Patrick è il remake più che dignitoso dell’omonimo film del 1978. Il regista Mark Hartley, che si è fatto per anni le ossa e un nome nel campo del documentario, riesce a guidare un cast di ottimi attori e a creare un film dalle atmosfere cupe che ipnotizza lo spettatore.
Patrick è un giovane paziente in stato di coma vegetativo di una piccola ed isolata clinica privata. Qui il dottor Roget (Charles Dance, conosciuto ai più come Tywin Lannyster nella serie Game of Thrones) conduce alcuni esperimenti finanziati per vie private con lo scopo di trovare il modo di risvegliare i pazienti comatosi.
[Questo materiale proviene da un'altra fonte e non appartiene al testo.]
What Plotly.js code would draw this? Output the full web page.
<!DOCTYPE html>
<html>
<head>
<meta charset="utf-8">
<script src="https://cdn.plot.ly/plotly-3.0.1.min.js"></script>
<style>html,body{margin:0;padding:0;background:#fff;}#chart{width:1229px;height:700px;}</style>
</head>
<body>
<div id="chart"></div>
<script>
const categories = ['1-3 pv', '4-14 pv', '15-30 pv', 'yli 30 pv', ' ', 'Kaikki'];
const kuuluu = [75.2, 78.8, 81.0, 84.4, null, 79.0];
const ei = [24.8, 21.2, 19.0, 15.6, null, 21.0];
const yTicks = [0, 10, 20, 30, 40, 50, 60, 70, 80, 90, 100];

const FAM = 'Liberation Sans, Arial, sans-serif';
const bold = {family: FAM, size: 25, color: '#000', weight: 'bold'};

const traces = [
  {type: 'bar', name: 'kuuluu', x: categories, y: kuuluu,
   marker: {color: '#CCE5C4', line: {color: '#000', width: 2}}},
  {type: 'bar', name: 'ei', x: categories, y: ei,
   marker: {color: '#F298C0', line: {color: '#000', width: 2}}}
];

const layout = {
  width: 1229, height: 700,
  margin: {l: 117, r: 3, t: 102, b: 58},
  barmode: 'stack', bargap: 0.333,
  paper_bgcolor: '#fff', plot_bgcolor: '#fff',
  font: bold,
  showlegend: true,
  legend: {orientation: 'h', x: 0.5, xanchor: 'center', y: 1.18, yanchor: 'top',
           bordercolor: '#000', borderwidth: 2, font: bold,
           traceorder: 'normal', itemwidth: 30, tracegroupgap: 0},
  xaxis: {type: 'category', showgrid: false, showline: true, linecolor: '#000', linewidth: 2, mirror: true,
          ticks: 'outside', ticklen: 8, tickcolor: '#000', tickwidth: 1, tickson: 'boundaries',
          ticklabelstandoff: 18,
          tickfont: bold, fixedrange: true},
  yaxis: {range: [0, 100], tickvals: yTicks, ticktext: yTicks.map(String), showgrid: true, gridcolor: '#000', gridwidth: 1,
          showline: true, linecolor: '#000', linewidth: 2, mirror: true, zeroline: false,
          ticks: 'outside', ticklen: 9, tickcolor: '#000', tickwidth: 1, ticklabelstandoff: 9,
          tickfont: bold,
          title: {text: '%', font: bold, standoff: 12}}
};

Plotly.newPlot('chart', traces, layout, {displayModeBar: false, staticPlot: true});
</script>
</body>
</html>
Messo alle strette dai suoi finanziatori che chiedono risultati in fretta, Roget usa proprio Patrick per tentare una cura molto aggressiva. Kathy (Sharni Vinson, attrice australiana già vista in Shark 3D) è stata assunta nella clinica da poco e diventa l’assistente del dottor Roget. La ragazza conosce così il paziente Patrick che sembra comunicare solo con lei, l’unica ad essersi dimostrata sensibile nei suoi confronti. Presto però Patrick sembra diventare sempre più presente nella vita della giovane infermiera anche restando fermo nel suo letto d’ospedale. La cura del dottor Roget infatti l’ha risvegliato, ma in un modo diverso da quello che loro si aspettavano. Patrick è un film che punta molto sulla sceneggiatura: i dialoghi sono intelligenti e veloci, i colpi di scena numerosi e spiazzanti e la trama interessante e ben costruita. Il cast nella sua interezza è più che capace di un’ottima interpretazione e tra loro troviamo anche Peta Sergeant, indimenticabile e trashissima Vivian Wagner di Iron Sky.
Se dobbiamo trovare una pecca in questo film sta proprio nel suo aver giocato sul sicuro. A livello registico non troviamo nessun segno stilistico particolare e alla fine Patrick lascia il suo regista nell’anonimato, nascosto dietro ai cliché del genere che vogliono i flashback offuscati, la costruzione della suspense con la musica e spaventare lo spettatore con entrate in campo improvvise di diversi personaggi per non parlare dell’odioso e, a mio avviso, quasi sempre inefficace finale aperto. Nel complesso comunque Patrick resta un film
riuscito, ben sorretto da una sceneggiatura fluida e coerente e da attori capaci, menzione speciale sicuramente alla protagonista che ci regala un’interpretazione intensa che cancella quella meno convincente vista nel film Shark 3D. Patrick merita quindi una visione, con la premessa che lo spettatore non deve aspettarsi di trovare chissà quale innovazione ma piuttosto una conferma dei canoni più classici e, soprattutto, una cura più che apprezzabile per gli effetti speciali creati soprattutto con il trucco prostetico piuttosto che con la computer grafica che, troppo spesso, rovina tutta l’atmosfera.